John was very active in church and fraternal organizations. He was a member of the Humane Society in Quincy. I found him mentioned as a member of the Loyal Americans of the Republic which was a fraternal organization. He was the second vice president of the Deutscher Katholischer Vereinsbund which was a state organization for the protection of Catholic rights for both churches and schools. John was an active member of the Western Catholic Union which is a fraternal benefit society that helps local charities and they also provide insurance. He also served as an alderman in Quincy city government in 1900-1901.



There was an announcement in the paper about John building a new home on Broadway between 16th and 17th. It said the cost of the home would be $8000! That was in 1893. And the home is pictured here and is still in existence. By the way, using an inflation calculator, that would be equivalent to a little over $200,000 in 2012 dollars!


Another interesting article in a 1907 Quincy newspaper talked about a Quincy delegation traveling to Rome for the golden anniversary of the priesthood of Pope Pius X. The cost of the trip would be $350 per person. It specifically mentioned John as expecting to go. I have not found out if he actually made the trip.
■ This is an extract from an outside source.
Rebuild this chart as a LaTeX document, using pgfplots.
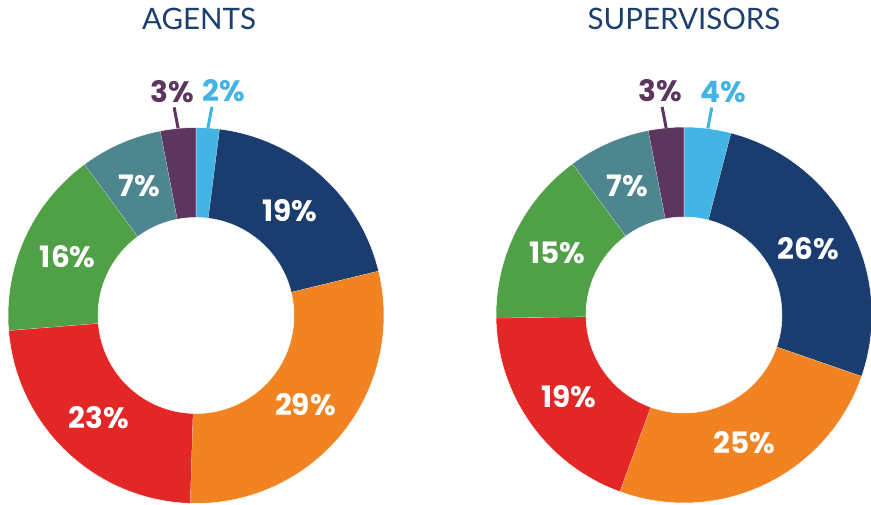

As you can see, John William Markus led a very full and active life. Losing his first wife and five children in infancy had to be very difficult; but he persevered. John died on June 29, 1935. And speaking of difficulty, there is my grandmother, John’s daughter, Beatrice Markus Schell who lived in that same house on Broadway. Beatrice and her husband Carl lived in the downstairs while her parents occupied the upstairs. I have mentioned this in a previous post, but Beatrice lost Carl on the 8th of June and then her father on the 29th of June. Now that’s what I call perseverance.

 

Pictured: John W Markus, Carl Schell, Virginia Markus, Mary Husam Markus, (child) Jim Schell, Beatrice Markus Schell

Tuesday, August 6, 2013

Adam George Kolker


In the last post, I told you about Reinhold Schell, my great grandfather. His wife was Sophie Helen Kolker. Sophie was born on February 2, 1860 in Quincy, Illinois to parents Adam George Kolker and Elizabeth Scheiner. Adam has a very interesting story. I had never heard about his voyage to America and neither had many others in the family. I came across an article in a Quincy newspaper that indicated he nearly did not make it here. Newspaper sources said he was born  near Fulda, Germany in a small village named Lütterz. I have not been able to locate any records from that area yet to confirm this. His civil war draft registration lists his age as 28 in July, 1863. That would make his birth year about 1835. He apparently left Germany from the port of Bremerhaven on September 28, 1854 on the ship New Era. Aboard were nearly 425, mostly German immigrants. Forty people died on the voyage due to an outbreak of cholera. That was not Adam’s close call though! When the ship approached the New Jersey shore near the modern site of Asbury Park, it encountered a powerful gale on November 13. The ship ran aground off the coast but did not sink. Rescue efforts from the shore were prevented by the powerful storm. Only about 160 survived with many simply being washed overboard in the cold seas. Adam was able to survive by clinging to the mast with several others. I found an article in a New York newspaper and a book written about this tragedy; both had lists of survivors and those known to be lost. What I could not find was Adam’s name on either the survivor or lost lists. One of the newspaper articles says his life was in doubt for several hours after he was rescued. The reason his name does not appear on the lists of survivors and lost could be that others did not know him; he was not traveling with a family. Rescuers probably did not speak German which could have added to the confusion. I have no reason to disbelieve this story about Adam; I just have not found hard evidence except for the newspaper accounts. Another fact I do not know is whether or not he was traveling with his brother, William. A newspaper article about his death states that he left Germany with his brother and they spent a year in Maryland before coming to Quincy. It’s funny that William was not mentioned in either of the Quincy articles about the ship disaster. William was also a successful businessman in Quincy.

The New Era

Adam established himself in Quincy as a successful businessman. With his brother, William, they established a grocery store at the corner of Fourth and Maiden Lane and remained there for four years. They then moved to the southeast corner of Third and Hampshire for 25 years; that business was dissolved in 1870. The business was grocery and retail liquor. The store was quite successful. I realized this after finding a little snippet in an 1895 Quincy paper saying he had established bank accounts in the amount of $1000 for each of his seven children! That was impressive enough; but when I used an inflation calculator, that $1000 was the same as $27,700 in 2013 dollars! In studying his probate records, the estate paid his widow and children a little over $13,000. In 2013 dollars, that is the same as $378,000! This only makes me wonder why his widow, Elizabeth, has seven boarders with her on the 1900 census---this is only one year after the death of her husband! Didn't seem she needed the money. Yet another mystery.

This is a monument erected to commemorate those lost in the tragedy. However, it was washed into the sea during a severe storm.